On December 30, 2019, Eversource physically settled a portion of the forward sale agreement by delivering 6,000,000 common shares in exchange for net proceeds of $425.4 million. The forward sale price used to determine the cash proceeds received by Eversource was calculated based on the initial forward sale price of $71.48 per share, as adjusted in accordance with the forward sale agreement.

The 2019 issuances of 11,980,000 common shares resulted in proceeds of $852.3 million, net of issuance costs, and were reflected in shareholders’ equity and as financing activities on the statement of cash flows.

Eversource’s intent is to physically settle the forward sale agreement by issuing common shares.

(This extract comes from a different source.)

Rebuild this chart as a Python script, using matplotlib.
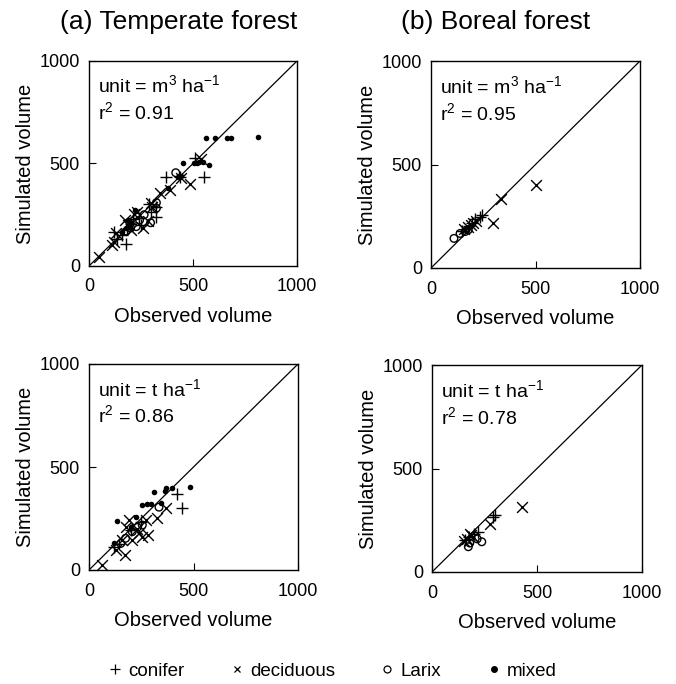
import numpy as np
import matplotlib
matplotlib.use("Agg")
import matplotlib.pyplot as plt
from matplotlib.lines import Line2D

plt.rcParams["font.family"] = ["Liberation Sans", "DejaVu Sans"]
plt.rcParams["mathtext.fontset"] = "custom"
plt.rcParams["mathtext.rm"] = "Liberation Sans"
plt.rcParams["mathtext.it"] = "Liberation Sans"

# temperate forest, volume (m3/ha): observed, simulated
tv_conifer_obs = [372, 437, 555, 512, 324, 320, 178, 121, 200, 185, 160, 240, 300, 250, 135, 210, 290]
tv_conifer_sim = [436, 433, 433, 526, 240, 290, 107, 167, 205, 180, 150, 235, 265, 200, 130, 230, 300]
tv_decid_obs = [485, 49, 121, 259, 340, 388, 299, 215, 186, 129, 540, 285, 175, 230, 110, 200, 305, 440]
tv_decid_sim = [400, 45, 118, 184, 355, 371, 306, 255, 200, 160, 520, 220, 225, 265, 100, 175, 290, 430]
tv_larix_obs = [417, 296, 324, 324, 243, 227, 200, 265, 180]
tv_larix_sim = [455, 211, 282, 309, 224, 192, 185, 250, 170]
tv_mixed_obs = [563, 607, 663, 683, 814, 453, 506, 518, 550, 578, 429, 380, 222, 186, 194, 200, 180, 530, 160, 440]
tv_mixed_sim = [623, 623, 623, 623, 631, 504, 501, 501, 509, 493, 436, 379, 273, 225, 192, 210, 185, 505, 165, 440]

# temperate forest, biomass (t/ha)
tb_conifer_obs = [423, 443, 120, 145, 250, 200]
tb_conifer_sim = [367, 300, 113, 125, 235, 195]
tb_decid_obs = [64, 370, 327, 274, 191, 175, 172, 128, 239, 207, 255, 160, 230, 280]
tb_decid_sim = [24, 302, 254, 243, 243, 210, 72, 97, 178, 145, 162, 145, 200, 170]
tb_larix_obs = [231, 207, 175, 152, 335, 255]
tb_larix_sim = [207, 186, 154, 129, 305, 218]
tb_mixed_obs = [483, 399, 370, 364, 309, 252, 279, 295, 343, 134, 223, 199, 120]
tb_mixed_sim = [404, 396, 396, 383, 379, 314, 319, 319, 327, 239, 256, 207, 129]

# boreal forest, volume (m3/ha)
bv_conifer_obs = [234, 210, 180, 150, 245, 195]
bv_conifer_sim = [248, 236, 205, 180, 255, 215]
bv_decid_obs = [502, 333, 298, 190, 175, 200, 160, 215]
bv_decid_sim = [401, 332, 219, 210, 200, 215, 190, 225]
bv_larix_obs = [110, 139, 163, 178]
bv_larix_sim = [143, 167, 176, 184]

# boreal forest, biomass (t/ha)
bb_conifer_obs = [300, 290, 220, 200, 175, 155]
bb_conifer_sim = [275, 265, 195, 185, 170, 155]
bb_decid_obs = [427, 276, 185, 165, 180, 150, 195]
bb_decid_sim = [312, 232, 180, 160, 185, 150, 170]
bb_larix_obs = [173, 237, 215, 180]
bb_larix_sim = [122, 146, 160, 140]

units = ["unit = m$^3$ ha$^{-1}$", "unit = m$^3$ ha$^{-1}$", "unit = t ha$^{-1}$", "unit = t ha$^{-1}$"]
r2_vals = ["0.91", "0.95", "0.86", "0.78"]
titles = ["(a) Temperate forest", "(b) Boreal forest"]

panels = [
    [(tv_conifer_obs, tv_conifer_sim), (tv_decid_obs, tv_decid_sim), (tv_larix_obs, tv_larix_sim), (tv_mixed_obs, tv_mixed_sim)],
    [(bv_conifer_obs, bv_conifer_sim), (bv_decid_obs, bv_decid_sim), (bv_larix_obs, bv_larix_sim), None],
    [(tb_conifer_obs, tb_conifer_sim), (tb_decid_obs, tb_decid_sim), (tb_larix_obs, tb_larix_sim), (tb_mixed_obs, tb_mixed_sim)],
    [(bb_conifer_obs, bb_conifer_sim), (bb_decid_obs, bb_decid_sim), (bb_larix_obs, bb_larix_sim), None],
]

W, H = 676, 684
fig = plt.figure(figsize=(W / 100, H / 100), dpi=100)
boxes = [(89, 61, 297, 266), (431, 61, 640, 268), (89, 364, 298, 570), (432, 365, 642, 572)]

styles = [
    dict(marker="+", s=85, c="black", linewidths=1.0),
    dict(marker="x", s=60, c="black", linewidths=1.0),
    dict(marker="o", s=30, facecolors="none", edgecolors="black", linewidths=1.0),
    dict(marker="o", s=16, c="black", linewidths=0),
]

for i, (x0, y0, x1, y1) in enumerate(boxes):
    ax = fig.add_axes([x0 / W, 1 - y1 / H, (x1 - x0) / W, (y1 - y0) / H])
    ax.plot([0, 1000], [0, 1000], color="black", lw=0.9)
    for data, st in zip(panels[i], styles):
        if data is None:
            continue
        ax.scatter(data[0], data[1], clip_on=False, zorder=3, **st)
    ax.set_xlim(0, 1000)
    ax.set_ylim(0, 1000)
    ax.set_xticks([0, 500, 1000])
    ax.set_yticks([0, 500, 1000])
    ax.tick_params(direction="in", length=5, width=0.8, labelsize=13)
    ax.tick_params(axis="x", pad=9)
    ax.tick_params(axis="y", pad=6.5)
    for sp in ax.spines.values():
        sp.set_linewidth(1.0)
    ax.set_xlabel("Observed volume", fontsize=14.5, labelpad=8)
    ax.set_ylabel("Simulated volume", fontsize=14.5, labelpad=3)
    ax.text(0.045, 0.88, units[i], transform=ax.transAxes, fontsize=14, va="center")
    ax.text(0.045, 0.75, "r$^2$ = " + r2_vals[i], transform=ax.transAxes, fontsize=14, va="center")

fig.text(179 / W, 1 - 22 / H, titles[0], fontsize=19, ha="center", va="center")
fig.text(496 / W, 1 - 22 / H, titles[1], fontsize=19, ha="center", va="center")

handles = [
    Line2D([], [], ls="none", marker="+", ms=6.5, color="black", mew=0.9),
    Line2D([], [], ls="none", marker="x", ms=5, color="black", mew=0.9),
    Line2D([], [], ls="none", marker="o", ms=5, mfc="none", mec="black", mew=0.9),
    Line2D([], [], ls="none", marker="o", ms=4, color="black"),
]
fig.legend(handles, ["conifer", "deciduous", "Larix", "mixed"], loc="center",
           bbox_to_anchor=(333 / W, 1 - 671 / H), ncol=4, frameon=False,
           fontsize=13.5, handlelength=0.6, handletextpad=0.4, columnspacing=2.5)

fig.savefig("out.png", dpi=100)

As of December 31, 2019, if Eversource had elected to net settle the forward sale agreement, Eversource would have been required to pay $84.4 million under a cash settlement or would have been required to deliver 992,189 common shares under a net share settlement.

Issuances of shares under the forward sale agreement are classified as equity transactions. Accordingly, no amounts relating to the forward sale agreement have or will be recorded in the financial statements until settlements take place. Prior to any settlements, the only impact to the financial statements is the inclusion of incremental shares within the calculation of diluted EPS using the treasury stock method. See Note 22, "Earnings Per Share," to the financial statements for information on the forward sale agreement’s impact on the calculation of diluted EPS.

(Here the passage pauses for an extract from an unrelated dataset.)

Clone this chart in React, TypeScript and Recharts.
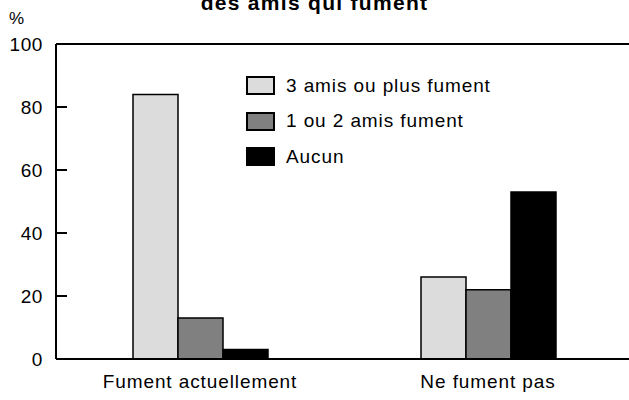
import React from 'react';
import { Bar, BarChart, Legend, ReferenceLine, XAxis, YAxis } from 'recharts';

const groups = ['Fument actuellement', 'Ne fument pas'];
const threeOrMore = [84, 26];
const oneOrTwo = [13, 22];
const none = [3, 53];
const yTicks = [0, 20, 40, 60, 80, 100];

const series = [
  { key: 'threeOrMore', name: '3 amis ou plus fument', fill: '#dcdcdc' },
  { key: 'oneOrTwo', name: '1 ou 2 amis fument', fill: '#808080' },
  { key: 'none', name: 'Aucun', fill: '#000000' },
];

const data = groups.map((group, i) => ({
  group,
  threeOrMore: threeOrMore[i],
  oneOrTwo: oneOrTwo[i],
  none: none[i],
}));

const FONT = '"Liberation Sans", Arial, sans-serif';

const LeftTick = (props) => {
  const { x, y, payload } = props;
  const v = payload.value;
  return (
    <g>
      {v !== 0 && v !== 100 && <line x1={x} x2={x + 11} y1={y} y2={y} stroke="#000" strokeWidth={2} />}
      <text x={x - 13} y={y} dy="0.36em" textAnchor="end" fontSize={19} letterSpacing={0.6} fontFamily={FONT} fill="#000">
        {v}
      </text>
    </g>
  );
};

const RightTick = (props) => {
  const { x, y, payload } = props;
  const v = payload.value;
  if (v === 0 || v === 100) return null;
  return <line x1={x - 11} x2={x} y1={y} y2={y} stroke="#000" strokeWidth={2} />;
};

const LegendContent = () => (
  <div style={{ fontFamily: FONT }}>
    {series.map((s) => (
      <div key={s.key} style={{ display: 'flex', alignItems: 'center', height: 35.5 }}>
        <span
          style={{
            display: 'inline-block',
            width: 29,
            height: 19,
            boxSizing: 'border-box',
            background: s.fill,
            border: '2px solid #000',
          }}
        />
        <span style={{ marginLeft: 11, fontSize: 19, letterSpacing: 0.9, color: '#000' }}>{s.name}</span>
      </div>
    ))}
  </div>
);

const App = () => {
  return (
    <div style={{ position: 'absolute', left: 0, top: 0, width: 629, height: 400, overflow: 'hidden', background: '#fff', fontFamily: FONT }}>
      <div
        style={{
          position: 'absolute',
          top: -8,
          left: 0,
          width: 629,
          textAlign: 'center',
          fontSize: 21,
          lineHeight: '21px',
          fontWeight: 'bold',
          letterSpacing: 1.3,
        }}
      >
        des amis qui fument
      </div>
      <div style={{ position: 'absolute', top: 10, left: 9, fontSize: 17, lineHeight: '17px' }}>%</div>
      <BarChart width={640} height={400} data={data} margin={{ top: 44, right: 0, bottom: 0, left: 0 }} barGap={0} barSize={45}>
        <XAxis
          dataKey="group"
          height={41}
          tickLine={false}
          tickSize={0}
          tickMargin={16}
          axisLine={{ stroke: '#000', strokeWidth: 2 }}
          tick={{ fill: '#000', fontSize: 19, fontFamily: FONT, letterSpacing: 0.9 }}
        />
        <YAxis
          yAxisId="left"
          width={56}
          domain={[0, 100]}
          ticks={yTicks}
          tickSize={0}
          tickMargin={0}
          tickLine={false}
          axisLine={{ stroke: '#000', strokeWidth: 2 }}
          tick={<LeftTick />}
        />
        <YAxis
          yAxisId="right"
          orientation="right"
          width={8}
          domain={[0, 100]}
          ticks={yTicks}
          tickSize={0}
          tickMargin={0}
          tickLine={false}
          axisLine={{ stroke: '#000', strokeWidth: 2 }}
          tick={<RightTick />}
        />
        <ReferenceLine yAxisId="left" y={100} stroke="#000" strokeWidth={2} />
        <Legend
          layout="vertical"
          align="center"
          verticalAlign="middle"
          wrapperStyle={{ left: 246, top: 68, width: 320 }}
          content={<LegendContent />}
        />
        {series.map((s) => (
          <Bar
            key={s.key}
            yAxisId="left"
            dataKey={s.key}
            name={s.name}
            fill={s.fill}
            stroke="#000"
            strokeWidth={1.5}
            isAnimationActive={false}
          />
        ))}
      </BarChart>
    </div>
  );
};

export default App;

Eversource used the net proceeds received upon the direct issuance of common shares and the net proceeds received upon partial settlement of the forward sale agreement to repay short-term debt under the commercial paper program, to fund capital spending and clean energy initiatives, and for general corporate purposes.

Treasury Shares: As of December 31, 2019 and 2018, there were 15,977,757 and 16,992,594 Eversource common shares held as treasury shares, respectively.  As of December 31, 2019 and 2018, there were 329,880,645 and 316,885,808 Eversource common shares outstanding, respectively.

Beginning in 2019, Eversource began issuing treasury shares to satisfy awards under the Company's incentive plans, shares issued under the dividend reinvestment and share purchase plan, and matching contributions under the Eversource 401k Plan.
COMMON SHAREHOLDERS' EQUITY AND NONCONTROLLING INTERESTS

Dividends on the preferred stock of CL&P and NSTAR Electric totaled $7.5 million for each of the years ended December 31, 2019, 2018 and 2017.  These dividends were presented as Net Income Attributable to Noncontrolling Interests on the Eversource statements of income. Noncontrolling Interest – Preferred Stock of Subsidiaries on the Eversource balance sheets totaled $155.6 million as of December 31, 2019 and 2018.  On the Eversource balance sheets, Common Shareholders' Equity was fully attributable to Eversource parent and Noncontrolling Interest – Preferred Stock of Subsidiaries was fully attributable to the noncontrolling interest.

For the years ended December 31, 2019, 2018 and 2017, there was no change in ownership of the common equity of CL&P and NSTAR Electric.